- _Given request_:
From the very first line of the data to the line containing "0.6761, 0.6764, 0.6755]", retype everything exactly, leaving the pictures behind.

══════════════════════════════

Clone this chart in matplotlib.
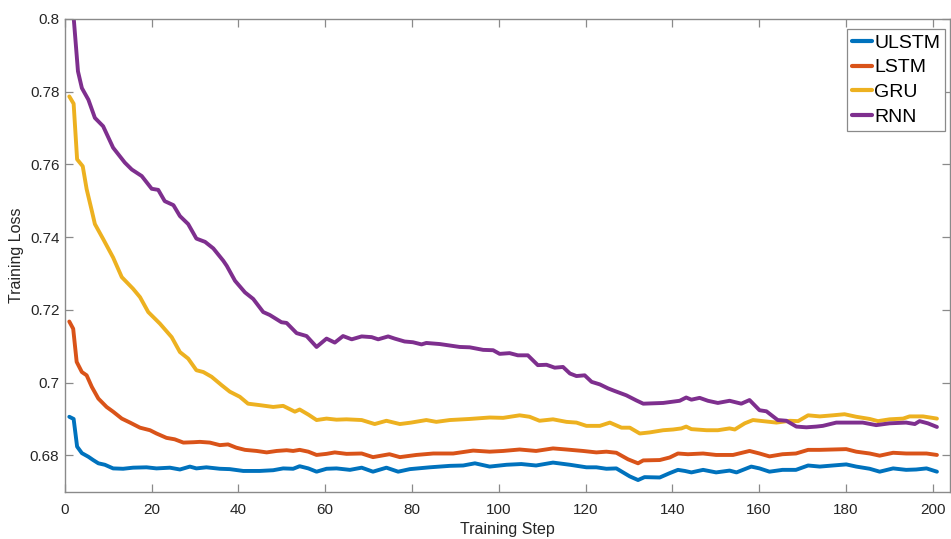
import matplotlib
matplotlib.use("Agg")
import matplotlib.pyplot as plt
from matplotlib.ticker import FuncFormatter, MultipleLocator

plt.rcParams["font.family"] = ["Liberation Sans", "DejaVu Sans"]

# training loss curves, one (step, loss) pair of lists per model
ulstm_steps = [1, 2, 2.8, 3.9, 5.4, 6.5, 7.7, 9.2, 11.1, 13.4, 15.7, 18.8, 21.1, 24.2, 26.5,
               28.8, 30.3, 32.6, 35.7, 38, 41.1, 44.9, 48, 50.3, 52.6, 54.1, 56.1, 58, 60.3,
               62.6, 65.7, 68.4, 71, 74.1, 76.8, 79.5, 84.1, 88.7, 91.8, 94.5, 97.9, 101.8,
               105.2, 108.6, 112.5, 116.4, 120.2, 122.5, 124.8, 127.1, 130.2, 132.1, 133.6,
               137.1, 139.4, 141.3, 142.9, 144.4, 147.1, 150.1, 153.2, 154.8, 158.2, 160.1,
               162.4, 165.4, 168.5, 171.3, 174, 177, 180.1, 182.4, 185.5, 187.8, 190.9,
               193.9, 196.2, 198.6, 201]
ulstm_loss = [0.6906, 0.69, 0.6824, 0.6806, 0.6796, 0.6787, 0.6778, 0.6774, 0.6764, 0.6763,
              0.6766, 0.6767, 0.6764, 0.6766, 0.6761, 0.6769, 0.6764, 0.6767, 0.6763, 0.6762,
              0.6757, 0.6757, 0.6759, 0.6764, 0.6763, 0.677, 0.6764, 0.6755, 0.6763, 0.6764,
              0.676, 0.6766, 0.6755, 0.6766, 0.6755, 0.6762, 0.6767, 0.6771, 0.6772, 0.6778,
              0.6769, 0.6774, 0.6776, 0.6772, 0.678, 0.6774, 0.6767, 0.6767, 0.6763, 0.6764,
              0.6742, 0.6732, 0.674, 0.6739, 0.6751, 0.676, 0.6757, 0.6753, 0.676, 0.6753,
              0.6758, 0.6753, 0.6769, 0.6764, 0.6755, 0.676, 0.676, 0.6772, 0.6769, 0.6772,
              0.6775, 0.6769, 0.6763, 0.6755, 0.6764, 0.676, 0.6761, 0.6764, 0.6755]

lstm_steps = [1, 1.9, 2.7, 3.9, 5, 6.2, 7.7, 9.6, 11.1, 13.1, 15, 17.3, 19.6, 21.1, 23.4,
              25.3, 27.3, 29.6, 31.1, 33.4, 35.7, 37.6, 39.5, 41.5, 44.2, 46.5, 48.8, 51.1,
              52.6, 54.1, 56.1, 58, 60.3, 62.2, 64.9, 68.4, 71, 74.8, 77.2, 81, 84.9, 89.5,
              94.1, 97.9, 101, 104.8, 108.6, 112.5, 115.6, 119.4, 122.5, 124.8, 127.1, 129.8,
              132.1, 133.3, 137.1, 139.4, 141.3, 143.6, 147.1, 150.1, 154, 157.8, 160.1,
              162.4, 165.4, 168.5, 171.3, 174, 177, 180.1, 182.4, 185.5, 187.8, 190.9,
              193.9, 196.2, 198.6, 201]
lstm_loss = [0.7168, 0.7148, 0.7057, 0.7029, 0.702, 0.6988, 0.6956, 0.6933, 0.692, 0.6901,
             0.689, 0.6876, 0.6869, 0.686, 0.6848, 0.6844, 0.6835, 0.6836, 0.6837, 0.6835,
             0.6828, 0.683, 0.6821, 0.6815, 0.6812, 0.6808, 0.6812, 0.6814, 0.6812, 0.6815,
             0.681, 0.6801, 0.6804, 0.6808, 0.6804, 0.6805, 0.6795, 0.6803, 0.6795, 0.6801,
             0.6805, 0.6805, 0.6813, 0.681, 0.6812, 0.6816, 0.6812, 0.6819, 0.6816, 0.6812,
             0.6808, 0.681, 0.6807, 0.6789, 0.6778, 0.6786, 0.6787, 0.6794, 0.6805, 0.6803,
             0.6805, 0.6801, 0.6801, 0.6812, 0.6805, 0.6797, 0.6803, 0.6805, 0.6815, 0.6815,
             0.6816, 0.6817, 0.681, 0.6805, 0.6799, 0.6807, 0.6805, 0.6805, 0.6805, 0.6801]

gru_steps = [1, 2, 2.8, 4.1, 5, 6.2, 6.9, 8.8, 11.1, 13.1, 15.7, 17.3, 19.2, 21.9, 24.6,
             26.5, 28.4, 30.3, 31.9, 33.8, 36.1, 38, 40.3, 42.2, 44.9, 48, 50.3, 53, 54.1,
             56.1, 58, 60.3, 62.6, 64.9, 68.4, 71.4, 74.1, 77.2, 79.8, 83.3, 85.6, 88.7,
             93.3, 97.9, 101, 104.8, 107.1, 109.4, 112.5, 115.6, 117.9, 120.2, 123.3, 125.6,
             128.3, 130.2, 132.5, 134.8, 137.9, 140.2, 142.1, 143.2, 144.4, 147.9, 150.5,
             153.2, 154.4, 156.7, 158.6, 160.9, 164, 167.1, 169, 171.3, 174, 177, 179.7,
             182.4, 185.5, 187.4, 190.1, 193.2, 194.7, 197.8, 201]
gru_loss = [0.7787, 0.7767, 0.7614, 0.7595, 0.7532, 0.7472, 0.7436, 0.7395, 0.7344, 0.729,
            0.7258, 0.7235, 0.7194, 0.7162, 0.7125, 0.7084, 0.7066, 0.7034, 0.7029, 0.7016,
            0.6993, 0.6975, 0.6961, 0.6942, 0.6938, 0.6933, 0.6936, 0.692, 0.6926, 0.6912,
            0.6897, 0.6901, 0.6898, 0.6899, 0.6897, 0.6886, 0.6895, 0.6886, 0.689, 0.6897,
            0.6892, 0.6897, 0.69, 0.6904, 0.6903, 0.691, 0.6906, 0.6895, 0.6899, 0.6892,
            0.689, 0.6881, 0.6881, 0.689, 0.6876, 0.6876, 0.686, 0.6863, 0.6869, 0.6871,
            0.6874, 0.6879, 0.6872, 0.6869, 0.6869, 0.6874, 0.6871, 0.6888, 0.6897, 0.6894,
            0.689, 0.6895, 0.6894, 0.691, 0.6907, 0.691, 0.6913, 0.6906, 0.69, 0.6894,
            0.6899, 0.6901, 0.6907, 0.6907, 0.6901]

rnn_steps = [1, 2, 3, 3.9, 5.4, 6.9, 8.8, 11.1, 13.8, 15.4, 17.7, 20, 21.5, 23, 25, 26.5,
             28.4, 30.3, 32.3, 34.2, 36.5, 37.3, 39.2, 41.5, 43.4, 45.7, 47.2, 49.9, 51.1,
             53.4, 55.7, 58, 60.3, 62.2, 64.1, 66.1, 68.4, 70.7, 72.2, 74.5, 76, 78.3, 80.2,
             82.2, 83.3, 86.4, 88.7, 91, 93.3, 96.4, 98.7, 100.2, 102.5, 104.4, 106.7, 109,
             111, 112.9, 114.8, 116.4, 117.9, 119.8, 121.4, 123.3, 125.2, 126.7, 129.4,
             131.7, 133.3, 137.9, 141.7, 143.2, 144.4, 146.3, 148.2, 150.5, 153.2, 155.9,
             157.8, 160.1, 161.7, 164.3, 166.3, 168.6, 170.9, 173.2, 174.7, 177.8, 180.9,
             183.9, 187, 190.1, 193.9, 195.9, 197, 198.9, 201]
rnn_loss = [0.815, 0.8005, 0.7856, 0.781, 0.7778, 0.7728, 0.7705, 0.7646, 0.7605, 0.7586,
            0.7568, 0.7533, 0.753, 0.7499, 0.7488, 0.7458, 0.7436, 0.7396, 0.7387, 0.7369,
            0.7335, 0.7321, 0.728, 0.7248, 0.723, 0.7194, 0.7186, 0.7166, 0.7164, 0.7136,
            0.7128, 0.7098, 0.7121, 0.711, 0.7128, 0.7119, 0.7127, 0.7125, 0.7119, 0.7127,
            0.7121, 0.7113, 0.7111, 0.7105, 0.7109, 0.7106, 0.7102, 0.7098, 0.7097, 0.709,
            0.7089, 0.7079, 0.7081, 0.7075, 0.7075, 0.7048, 0.7049, 0.7041, 0.7043, 0.7025,
            0.7018, 0.702, 0.7002, 0.6995, 0.6984, 0.6977, 0.6965, 0.6951, 0.6942, 0.6944,
            0.695, 0.6959, 0.6953, 0.6958, 0.695, 0.6944, 0.695, 0.6942, 0.6952, 0.6924,
            0.6921, 0.6897, 0.6895, 0.6879, 0.6877, 0.6879, 0.6881, 0.689, 0.689, 0.689,
            0.6883, 0.6888, 0.689, 0.6886, 0.6894, 0.6888, 0.6878]

model_names = ["ULSTM", "LSTM", "GRU", "RNN"]
model_colors = ["#0072BD", "#D95319", "#EDB120", "#7E2F8E"]


def main():
    fig = plt.figure(figsize=(9.51, 5.39), dpi=100)
    ax = fig.add_axes([0.0683, 0.0878, 0.9306, 0.877])

    series = [
        (ulstm_steps, ulstm_loss),
        (lstm_steps, lstm_loss),
        (gru_steps, gru_loss),
        (rnn_steps, rnn_loss),
    ]
    for (steps, loss), name, color in zip(series, model_names, model_colors):
        ax.plot(steps, loss, color=color, linewidth=2.8, label=name,
                solid_joinstyle="round", solid_capstyle="round")

    ax.set_xlim(0, 204)
    ax.set_ylim(0.67, 0.8)
    ax.xaxis.set_major_locator(MultipleLocator(20))
    ax.yaxis.set_major_locator(MultipleLocator(0.02))
    ax.yaxis.set_major_formatter(FuncFormatter(lambda v, _: f"{v:g}"))

    axis_gray = "#8a8a8a"
    for spine in ax.spines.values():
        spine.set_color(axis_gray)
        spine.set_linewidth(1.0)
    ax.tick_params(direction="in", length=6, width=0.9, color=axis_gray,
                   top=True, right=True, labelsize=11, labelcolor="#262626")
    ax.tick_params(axis="x", pad=8)
    ax.tick_params(axis="y", pad=4)

    ax.set_xlabel("Training Step", fontsize=11.5, color="#262626", labelpad=4)
    ax.set_ylabel("Training Loss", fontsize=11.5, color="#262626", labelpad=4)

    leg = ax.legend(loc="upper right", bbox_to_anchor=(0.9944, 0.978), borderaxespad=0,
                    fontsize=14, fancybox=False, framealpha=1, edgecolor="#8a8a8a",
                    handlelength=1.0, handletextpad=0.12, labelspacing=0.36,
                    borderpad=0.25)
    leg.get_frame().set_linewidth(0.9)
    for line in leg.get_lines():
        line.set_linewidth(3.0)

    fig.savefig("out.png", dpi=100)
    plt.close(fig)


if __name__ == "__main__":
    main()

══════════════════════════════

- _Task response_:
Clone this chart in matplotlib.
import matplotlib
matplotlib.use("Agg")
import matplotlib.pyplot as plt
from matplotlib.ticker import FuncFormatter, MultipleLocator

plt.rcParams["font.family"] = ["Liberation Sans", "DejaVu Sans"]

# training loss curves, one (step, loss) pair of lists per model
ulstm_steps = [1, 2, 2.8, 3.9, 5.4, 6.5, 7.7, 9.2, 11.1, 13.4, 15.7, 18.8, 21.1, 24.2, 26.5,
               28.8, 30.3, 32.6, 35.7, 38, 41.1, 44.9, 48, 50.3, 52.6, 54.1, 56.1, 58, 60.3,
               62.6, 65.7, 68.4, 71, 74.1, 76.8, 79.5, 84.1, 88.7, 91.8, 94.5, 97.9, 101.8,
               105.2, 108.6, 112.5, 116.4, 120.2, 122.5, 124.8, 127.1, 130.2, 132.1, 133.6,
               137.1, 139.4, 141.3, 142.9, 144.4, 147.1, 150.1, 153.2, 154.8, 158.2, 160.1,
               162.4, 165.4, 168.5, 171.3, 174, 177, 180.1, 182.4, 185.5, 187.8, 190.9,
               193.9, 196.2, 198.6, 201]
ulstm_loss = [0.6906, 0.69, 0.6824, 0.6806, 0.6796, 0.6787, 0.6778, 0.6774, 0.6764, 0.6763,
              0.6766, 0.6767, 0.6764, 0.6766, 0.6761, 0.6769, 0.6764, 0.6767, 0.6763, 0.6762,
              0.6757, 0.6757, 0.6759, 0.6764, 0.6763, 0.677, 0.6764, 0.6755, 0.6763, 0.6764,
              0.676, 0.6766, 0.6755, 0.6766, 0.6755, 0.6762, 0.6767, 0.6771, 0.6772, 0.6778,
              0.6769, 0.6774, 0.6776, 0.6772, 0.678, 0.6774, 0.6767, 0.6767, 0.6763, 0.6764,
              0.6742, 0.6732, 0.674, 0.6739, 0.6751, 0.676, 0.6757, 0.6753, 0.676, 0.6753,
              0.6758, 0.6753, 0.6769, 0.6764, 0.6755, 0.676, 0.676, 0.6772, 0.6769, 0.6772,
              0.6775, 0.6769, 0.6763, 0.6755, 0.6764, 0.676, 0.6761, 0.6764, 0.6755]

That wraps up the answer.